### Directions:
Pictures stay out of the copy; restate everything else in the material exactly.

### Dataset content:
Begin
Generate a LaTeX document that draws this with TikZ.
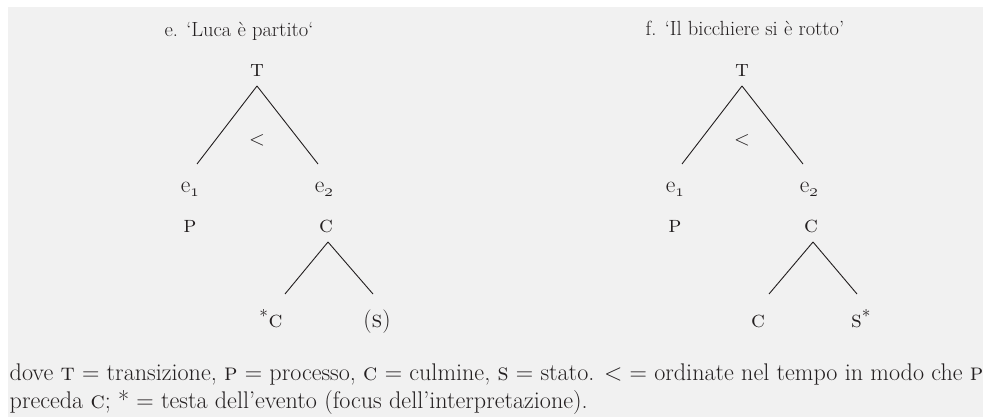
\documentclass[tikz,border=0pt]{standalone}
\usepackage{tikz}
\usetikzlibrary{positioning, calc}
\definecolor{panelGray}{RGB}{241, 241, 241}
\definecolor{inkBlack}{RGB}{35, 31, 32}

\begin{document}
\begin{tikzpicture}[
    x=1pt, y=-1pt,
    title/.style={inner sep=0pt, anchor=base, font=\fontsize{20.5}{26}\selectfont, text=inkBlack},
    lbl/.style={inner sep=0pt, anchor=base, font=\fontsize{23.5}{28}\selectfont, text=inkBlack},
    rel/.style={inner sep=0pt, anchor=center, font=\fontsize{22}{28}\selectfont, text=inkBlack},
    note/.style={inner sep=0pt, anchor=base west, align=left, font=\fontsize{24.1}{28}\selectfont, text=inkBlack},
    branch/.style={draw=inkBlack, line width=0.9pt}
]

\useasboundingbox (0,0) rectangle (983,417);
\fill[panelGray] (7.5,7.5) rectangle (983,417);

% Tree e
\begin{scope}[xshift=257pt]
\node[title] (eTitle) at (-18,37) {e. ‘Luca è partito‘};
\node[lbl] (eT) at (0,77) {\textsc{t}};
\node[rel] (eOrd) at (0,140) {$<$};
\node[lbl] (eE1) at (-67,193) {e$_{\mathnormal{1}}$};
\node[lbl] (eE2) at (67,193) {e$_{\mathnormal{2}}$};
\node[lbl] (eP) at (-67,233) {\textsc{p}};
\node[lbl] (eC) at (69,233) {\textsc{c}};
\node[lbl] (eCc) at (14,327) {$^*$\textsc{c}};
\node[lbl] (eS) at (120,327) {(\textsc{s})};

\draw[branch] ([yshift=-9pt]eT.base) -- ([xshift=7pt,yshift=29pt]eE1.base);
\draw[branch] ([yshift=-9pt]eT.base) -- ([xshift=-6pt,yshift=29pt]eE2.base);
\draw[branch] ([xshift=2pt,yshift=-9pt]eC.base) -- ([xshift=14pt,yshift=33pt]eCc.base);
\draw[branch] ([xshift=2pt,yshift=-9pt]eC.base) -- ([xshift=-4pt,yshift=33pt]eS.base);
\end{scope}

% Tree f
\begin{scope}[xshift=742pt]
\node[title] (fTitle) at (3,36) {f. ‘Il bicchiere si è rotto’};
\node[lbl] (fT) at (0,77) {\textsc{t}};
\node[rel] (fOrd) at (0,140) {$<$};
\node[lbl] (fE1) at (-67,193) {e$_{\mathnormal{1}}$};
\node[lbl] (fE2) at (67,193) {e$_{\mathnormal{2}}$};
\node[lbl] (fP) at (-67,233) {\textsc{p}};
\node[lbl] (fC) at (69,233) {\textsc{c}};
\node[lbl] (fCc) at (16,327) {\textsc{c}};
\node[lbl] (fS) at (119,327) {\textsc{s}$^*$};

\draw[branch] ([yshift=-9pt]fT.base) -- ([xshift=7pt,yshift=29pt]fE1.base);
\draw[branch] ([yshift=-9pt]fT.base) -- ([xshift=-6pt,yshift=29pt]fE2.base);
\draw[branch] ([xshift=2pt,yshift=-9pt]fC.base) -- ([xshift=11pt,yshift=33pt]fCc.base);
\draw[branch] ([xshift=2pt,yshift=-9pt]fC.base) -- ([xshift=-4pt,yshift=33pt]fS.base);
\end{scope}

% Legend
\node[note] (legend) at (9.5,408) {dove \textsc{t} = transizione, \textsc{p} = processo, \textsc{c} = culmine, \textsc{s} = stato. \textless{} = ordinate nel tempo in modo che \textsc{p}\\preceda \textsc{c}; * = testa dell’evento (focus dell’interpretazione).};

\end{tikzpicture}
\end{document}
End
### Result below:
Generate a LaTeX document that draws this with TikZ.
\documentclass[tikz,border=0pt]{standalone}
\usepackage{tikz}
\usetikzlibrary{positioning, calc}
\definecolor{panelGray}{RGB}{241, 241, 241}
\definecolor{inkBlack}{RGB}{35, 31, 32}

\begin{document}
\begin{tikzpicture}[
    x=1pt, y=-1pt,
    title/.style={inner sep=0pt, anchor=base, font=\fontsize{20.5}{26}\selectfont, text=inkBlack},
    lbl/.style={inner sep=0pt, anchor=base, font=\fontsize{23.5}{28}\selectfont, text=inkBlack},
    rel/.style={inner sep=0pt, anchor=center, font=\fontsize{22}{28}\selectfont, text=inkBlack},
    note/.style={inner sep=0pt, anchor=base west, align=left, font=\fontsize{24.1}{28}\selectfont, text=inkBlack},
    branch/.style={draw=inkBlack, line width=0.9pt}
]

\useasboundingbox (0,0) rectangle (983,417);
\fill[panelGray] (7.5,7.5) rectangle (983,417);

% Tree e
\begin{scope}[xshift=257pt]
\node[title] (eTitle) at (-18,37) {e. ‘Luca è partito‘};
\node[lbl] (eT) at (0,77) {\textsc{t}};
\node[rel] (eOrd) at (0,140) {$<$};
\node[lbl] (eE1) at (-67,193) {e$_{\mathnormal{1}}$};
\node[lbl] (eE2) at (67,193) {e$_{\mathnormal{2}}$};
\node[lbl] (eP) at (-67,233) {\textsc{p}};
\node[lbl] (eC) at (69,233) {\textsc{c}};
\node[lbl] (eCc) at (14,327) {$^*$\textsc{c}};
\node[lbl] (eS) at (120,327) {(\textsc{s})};

\draw[branch] ([yshift=-9pt]eT.base) -- ([xshift=7pt,yshift=29pt]eE1.base);
\draw[branch] ([yshift=-9pt]eT.base) -- ([xshift=-6pt,yshift=29pt]eE2.base);
\draw[branch] ([xshift=2pt,yshift=-9pt]eC.base) -- ([xshift=14pt,yshift=33pt]eCc.base);
\draw[branch] ([xshift=2pt,yshift=-9pt]eC.base) -- ([xshift=-4pt,yshift=33pt]eS.base);
\end{scope}

% Tree f
\begin{scope}[xshift=742pt]
\node[title] (fTitle) at (3,36) {f. ‘Il bicchiere si è rotto’};
\node[lbl] (fT) at (0,77) {\textsc{t}};
\node[rel] (fOrd) at (0,140) {$<$};
\node[lbl] (fE1) at (-67,193) {e$_{\mathnormal{1}}$};
\node[lbl] (fE2) at (67,193) {e$_{\mathnormal{2}}$};
\node[lbl] (fP) at (-67,233) {\textsc{p}};
\node[lbl] (fC) at (69,233) {\textsc{c}};
\node[lbl] (fCc) at (16,327) {\textsc{c}};
\node[lbl] (fS) at (119,327) {\textsc{s}$^*$};

\draw[branch] ([yshift=-9pt]fT.base) -- ([xshift=7pt,yshift=29pt]fE1.base);
\draw[branch] ([yshift=-9pt]fT.base) -- ([xshift=-6pt,yshift=29pt]fE2.base);
\draw[branch] ([xshift=2pt,yshift=-9pt]fC.base) -- ([xshift=11pt,yshift=33pt]fCc.base);
\draw[branch] ([xshift=2pt,yshift=-9pt]fC.base) -- ([xshift=-4pt,yshift=33pt]fS.base);
\end{scope}

% Legend
\node[note] (legend) at (9.5,408) {dove \textsc{t} = transizione, \textsc{p} = processo, \textsc{c} = culmine, \textsc{s} = stato. \textless{} = ordinate nel tempo in modo che \textsc{p}\\preceda \textsc{c}; * = testa dell’evento (focus dell’interpretazione).};

\end{tikzpicture}
\end{document}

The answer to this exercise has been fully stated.